Land reserve divided, not conquered

Reports of the Agricultural Land Reserve's demise are greatly exaggerated, and are mostly urban arguments projected onto rural B.C.

Forests Minister Steve Thomson and Energy Minister Bill Bennett take questions on changes to Agricultural Land Reserve last week. The two-zone plan is Bennett's project.

VICTORIA – Kootenay Bill Bennett has done what I reported last November he was doing: seizing the horns of the sacred cow that is the Agricultural Land Reserve.

Henceforth there shall be two land reserves. The Island, South Coast and Okanagan, which produce 85% of B.C.’s total farm revenue on 10% of protected land, retains its strict anti-development rules.

In the much larger area Bennett likes to call “beyond Hope,” non-farm uses will be considered to help maintain the many economically marginal farmers. This is the Interior, Kootenay and North, where development pressure is mostly an urban myth. In remote areas, ALR diktats with no relation to reality are routinely ignored.

Political critics were quick to call this a B.C. Liberal hidden agenda to pave the ALR for their developer pals. Certainly neither party’s 2013 platform talked about the ALR, although B.C. Liberal leadership candidates Kevin Falcon and Mike de Jong promised relief from its more senseless bureaucracy to Peace country farmers in 2011.

When the zone plan was revealed last week, media went to ALR pioneer Harold Steves, the hero of all Lower Mainlanders who try to tell northern farmers what to do.

“My real fear is that they want to open the door for fracking and natural gas and oil,” Steves said.

I’ve got bad news for the socialist sage of south Richmond. Oil and gas companies have operated on farmland since before the ALR was created in 1974.
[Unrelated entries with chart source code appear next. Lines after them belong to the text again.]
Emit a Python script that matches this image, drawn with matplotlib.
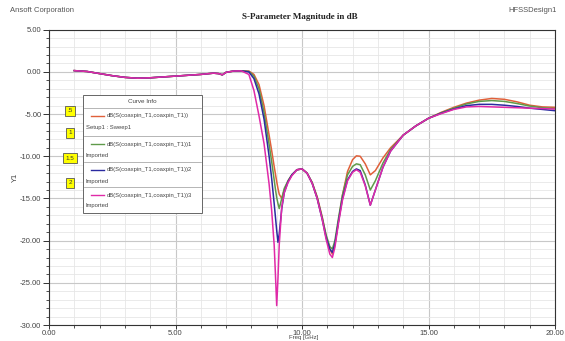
import matplotlib
matplotlib.use("Agg")
import matplotlib.pyplot as plt
from matplotlib.patches import Rectangle
from matplotlib.lines import Line2D
from matplotlib.ticker import MultipleLocator, FormatStrFormatter

plt.rcParams['font.family'] = ['Liberation Sans Narrow', 'Liberation Sans', 'DejaVu Sans']

# ---------------- data ----------------
freq_low = [1.0, 1.5, 2.0, 2.5, 3.0, 3.5, 4.0, 4.5, 5.0, 5.5, 6.0, 6.5, 6.7, 6.85, 7.0, 7.3, 7.6]
db_low = [0.15, 0.05, -0.2, -0.45, -0.65, -0.75, -0.7, -0.6, -0.5, -0.4, -0.3, -0.15, -0.2, -0.35, -0.05, 0.1, 0.12]

freq_high = [7.9, 8.1, 8.3, 8.5, 8.7, 8.8, 8.9, 8.95, 9.0, 9.05, 9.1, 9.2, 9.3, 9.45, 9.6, 9.8,
             10.0, 10.2, 10.4, 10.6, 10.8, 10.95, 11.1, 11.2, 11.3, 11.45, 11.6, 11.8, 12.0,
             12.15, 12.3, 12.5, 12.7, 12.9, 13.2, 13.5, 14.0, 14.5, 15.0, 15.5, 16.0, 16.5,
             17.0, 17.5, 18.0, 18.5, 19.0, 19.5, 20.0]

s_sweep = [0.1, -0.3, -1.5, -4.0, -7.5, -9.3, -11.2, -12.1, -13.0, -13.8, -14.5, -15.0, -14.0,
           -12.9, -12.2, -11.6, -11.5, -12.0, -13.1, -14.8, -17.2, -19.4, -21.0, -21.6, -20.5,
           -17.5, -14.6, -11.8, -10.4, -9.95, -10.0, -10.9, -12.2, -11.7, -10.2, -9.0, -7.5,
           -6.4, -5.5, -4.8, -4.2, -3.7, -3.35, -3.15, -3.25, -3.55, -3.95, -4.15, -4.2]
s_imp1 = [0.05, -0.5, -2.0, -4.8, -8.6, -10.6, -12.8, -13.9, -14.9, -15.6, -16.2, -15.0, -13.8,
          -12.9, -12.2, -11.6, -11.5, -12.0, -13.1, -14.9, -17.3, -19.3, -20.7, -21.0, -20.0,
          -17.2, -14.6, -12.2, -11.2, -10.9, -11.0, -12.2, -14.0, -12.9, -10.8, -9.2, -7.5,
          -6.4, -5.5, -4.85, -4.3, -3.8, -3.5, -3.4, -3.5, -3.75, -4.05, -4.25, -4.35]
s_imp2 = [0.0, -0.8, -2.6, -5.6, -10.0, -12.6, -15.6, -17.2, -18.8, -20.2, -19.2, -16.2, -14.3,
          -13.0, -12.2, -11.6, -11.5, -12.0, -13.2, -15.0, -17.5, -19.6, -21.0, -21.4, -20.4,
          -17.6, -15.0, -12.8, -11.8, -11.5, -11.7, -13.4, -15.8, -14.0, -11.3, -9.4, -7.5,
          -6.4, -5.5, -4.9, -4.4, -4.0, -3.85, -3.85, -3.95, -4.1, -4.3, -4.45, -4.6]
s_imp3 = [-0.3, -2.2, -5.2, -8.5, -13.3, -16.4, -20.5, -24.0, -27.7, -24.5, -20.5, -16.0, -14.3,
          -13.1, -12.3, -11.6, -11.5, -12.0, -13.2, -15.0, -17.5, -19.8, -21.6, -22.0, -20.8,
          -17.8, -15.2, -12.9, -11.9, -11.6, -11.9, -13.5, -15.8, -14.0, -11.3, -9.4, -7.5,
          -6.4, -5.5, -4.95, -4.45, -4.15, -4.1, -4.15, -4.2, -4.25, -4.3, -4.35, -4.4]

series_names = ["dB(S(coaxpin_T1,coaxpin_T1))", "dB(S(coaxpin_T1,coaxpin_T1))1",
                "dB(S(coaxpin_T1,coaxpin_T1))2", "dB(S(coaxpin_T1,coaxpin_T1))3"]
series_sub = ["Setup1 : Sweep1", "Imported", "Imported", "Imported"]
series_vals = [s_sweep, s_imp1, s_imp2, s_imp3]
series_colors = ["#e0603a", "#5f9a4a", "#2a2aa0", "#e02aa8"]
tag_labels = [".5", "1", "1.5", "2"]

# ---------------- figure ----------------
W, H = 565, 341
fig = plt.figure(figsize=(W / 100, H / 100), dpi=100)
fig.patch.set_facecolor("white")

def fx(px):
    return px / W

def fy(py):
    return 1 - py / H

ax = fig.add_axes([fx(49), fy(325), fx(555) - fx(49), fy(29.7) - fy(325)])
for name, vals, col in zip(series_names, series_vals, series_colors):
    ax.plot(freq_low + freq_high, db_low + vals, color=col, lw=1.1, zorder=3)

ax.set_xlim(0, 20)
ax.set_ylim(-30, 5)
ax.xaxis.set_major_locator(MultipleLocator(5))
ax.xaxis.set_minor_locator(MultipleLocator(1))
ax.yaxis.set_major_locator(MultipleLocator(5))
ax.yaxis.set_minor_locator(MultipleLocator(1))
ax.xaxis.set_major_formatter(FormatStrFormatter("%.2f"))
ax.yaxis.set_major_formatter(FormatStrFormatter("%.2f"))
ax.grid(which="major", color="#c8c8c8", lw=0.8)
ax.grid(which="minor", color="#e6e6e6", lw=0.6)
ax.set_axisbelow(True)
ax.tick_params(which="major", length=4, width=0.7, color="#333333", labelsize=5.5,
               labelcolor="#444444", pad=1.5)
ax.tick_params(axis="x", which="major", length=3, pad=0.5)
ax.tick_params(which="minor", length=2, width=0.6, color="#333333")
for sp in ax.spines.values():
    sp.set_color("#333333")
    sp.set_linewidth(0.8)

# header texts
fig.text(fx(10), fy(11), "Ansoft Corporation", fontsize=5.5, color="#555555", va="center", ha="left")
fig.text(fx(557), fy(11), "HFSSDesign1", fontsize=5.5, color="#555555", va="center", ha="right")
fig.text(fx(300), fy(17), "S-Parameter Magnitude in dB", fontsize=6.5, fontweight="bold",
         family=["Liberation Serif", "DejaVu Serif"], color="#222222", va="center", ha="center")
fig.text(fx(15), fy(177), "Y1", fontsize=5.5, color="#444444", rotation=90, va="center", ha="center")
fig.text(fx(304), fy(335.5), "Freq [GHz]", fontsize=4.3, color="#444444", va="top", ha="center")

# curve info box
bx0, bx1, by0, by1 = 83, 202, 95, 213
fig.patches.append(Rectangle((fx(bx0), fy(by1)), fx(bx1) - fx(bx0), fy(by0) - fy(by1),
                             transform=fig.transFigure, facecolor="white", edgecolor="#666666",
                             lw=0.7, zorder=5))
fig.text(fx((bx0 + bx1) / 2), fy(101.5), "Curve Info", fontsize=4.5, color="#444444",
         ha="center", va="center", zorder=6)
row_tops = [108, 136, 162, 187]
for i, (name, sub, col) in enumerate(zip(series_names, series_sub, series_colors)):
    top = row_tops[i]
    fig.lines.append(Line2D([fx(bx0 + 1), fx(bx1 - 1)], [fy(top), fy(top)], transform=fig.transFigure,
                            color="#999999", lw=0.5, zorder=6))
    fig.lines.append(Line2D([fx(91), fx(104)], [fy(top + 8), fy(top + 8)], transform=fig.transFigure,
                            color=col, lw=1.0, zorder=6))
    fig.text(fx(107), fy(top + 8), name, fontsize=4.2, color="#444444", ha="left", va="center", zorder=6)
    fig.text(fx(86), fy(top + 19), sub, fontsize=4.2, color="#444444", ha="left", va="center", zorder=6)

# yellow tags
tag_centers = [111, 133, 158, 183]
for lab, cy in zip(tag_labels, tag_centers):
    fig.text(fx(70), fy(cy), lab, fontsize=4.5, color="#333333", ha="center", va="center", zorder=7,
             bbox=dict(boxstyle="square,pad=0.35", facecolor="#ffff00", edgecolor="#555555", lw=0.6))

fig.savefig("out.png", dpi=100)
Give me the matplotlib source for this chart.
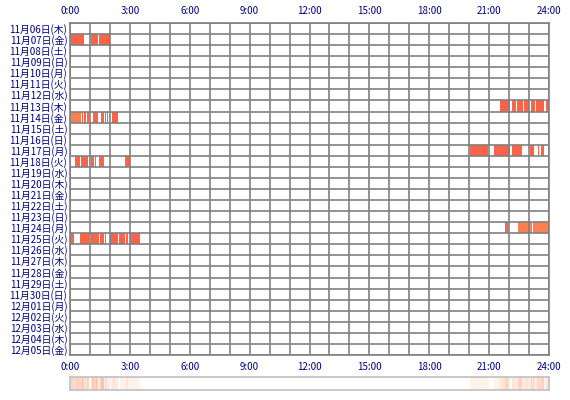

Conspiracy buffs should read the delegation agreement that was updated just weeks after last May’s election, giving the Oil and Gas Commission authority to administer wells, pipelines and waste pits on farmland. If the ALR interferes with the prescribed handling of drilling waste, it interferes with safety measures.

University of the Fraser Valley “food security” professor Lenore Newman went on CKNW to refute what she called “uninformed arguments,” and then offered one of her own. This two-zone change is connected to the exclusion of large tracts of Peace land for the Site C dam, she said.

Actually, the government exempted that project last December using the long-standing “provincial interest” provision, so this phase of the alleged capitalist plot against farmland has no effect on Site C.

Steves is also concerned about second homes being built beyond Hope, and later sold rather than being destroyed as is the current disastrous rule. He warns that farmers might end up with “non-farm neighbours,” or as we like to call them up north, “neighbours.”

Again, this is an urban problem projected onto rural B.C., where costly restrictions mainly serve to accelerate the depopulation of rural and remote areas.

Delta South independent MLA Vicki Huntington is livid about the legislation, which has no effect on loss of farmland in her constituency. The growing federally regulated port supersedes provincial laws, and the Tsawwassen First Nation is growing a big shopping centre on its treaty land.

Aboriginal entrepreneurs are also starting to force big-box development on southern Vancouver Island, home of the purest of the pure left. This is where farmers can’t even protect themselves against deer.

The most damning charge is that the six regional ALR panels now in place are open to corruption under new rules. Panel members have always been cabinet appointments, but currently some have been from outside the region, so they may be less likely to hand out exemptions to their friends.

That is certainly something to keep an eye on. So is the status of B.C. farms, where the average farmer age is 56 and rising, and half of farms have income less than $10,000 a year.